Maybe lots of people already eat this way. I just didn't before.

I want to make one thing perfectly clear, however. There is still NO WAY I'm eating a banana. Yuk-O.

Butternut Squash Soup
Adapted from 3 or 4 recipes on AllRecipes.com

1 medium butternut squash, peeled, seeded and cut into cubes. (This is a pain in the @ss, BTW. Sharpen your knives beforehand.)
1 medium sweet yellow onion, rough chop
2 stalks celery, rough chop
2 small cans/boxes chicken stock (I used the low sodium kind.)
2-3 stalks fresh oregano
4-5 stalks fresh thyme
2 fresh bay leaves
1-2 tsp ground nutmeg
1 tsp to 1 Tbsp curry powder
Red pepper flakes, to your liking
Salt & pepper
Olive oil
1/3 bar of light cream cheese

In a big soup pot, drizzle a little olive oil and sweat onions and celery with salt and pepper. When they start to soften up, toss in the squash. Stir it up and let them cook for a few minutes. Add nutmeg, cumin, red pepper flakes, fresh herbs (peel them off stalks and toss them in) and enough chicken stock to just cover it all. Bring to boil, reduce to simmer, and let it go until the squash is fork tender.

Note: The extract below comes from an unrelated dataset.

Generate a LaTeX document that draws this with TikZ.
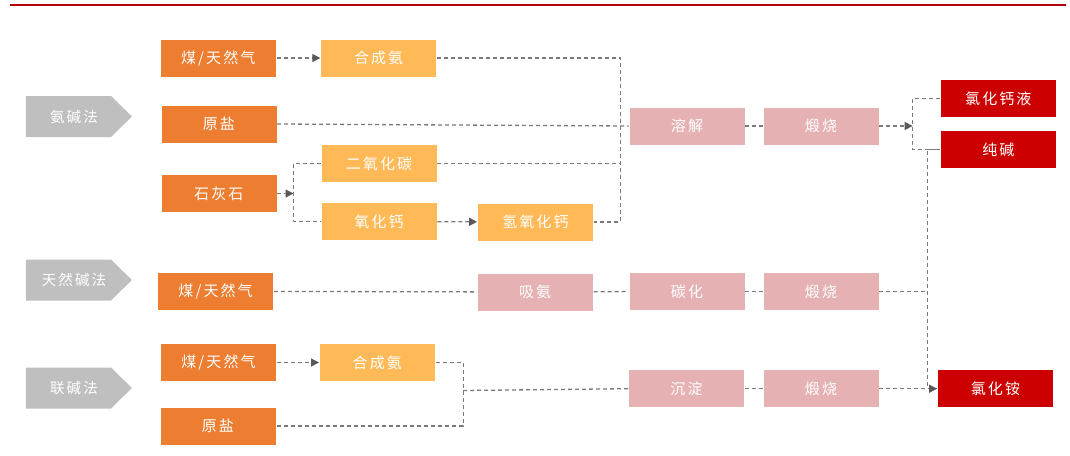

Separate the squash from liquid. Remove the bay leaves. Put squash/veg in blender or food processor. (If the mixture is hot, keep a hand on the lid when you mix!) Puree it so that there's a little texture, but not chunks. Add back the liquid as needed. I think I used about half, but this is your call. If you want it thinner, add more. If you want it thicker, don't add as much.
Melt in cream cheese and adjust salt/pepper/curry powder/red pepper flake to your taste. Let simmer on stove for a while.
WARNING: This is sort of bright gold and looks a lot like baby food. I'm not so sure I dig that part. But Jim said "You can make this again," which doesn't always happen.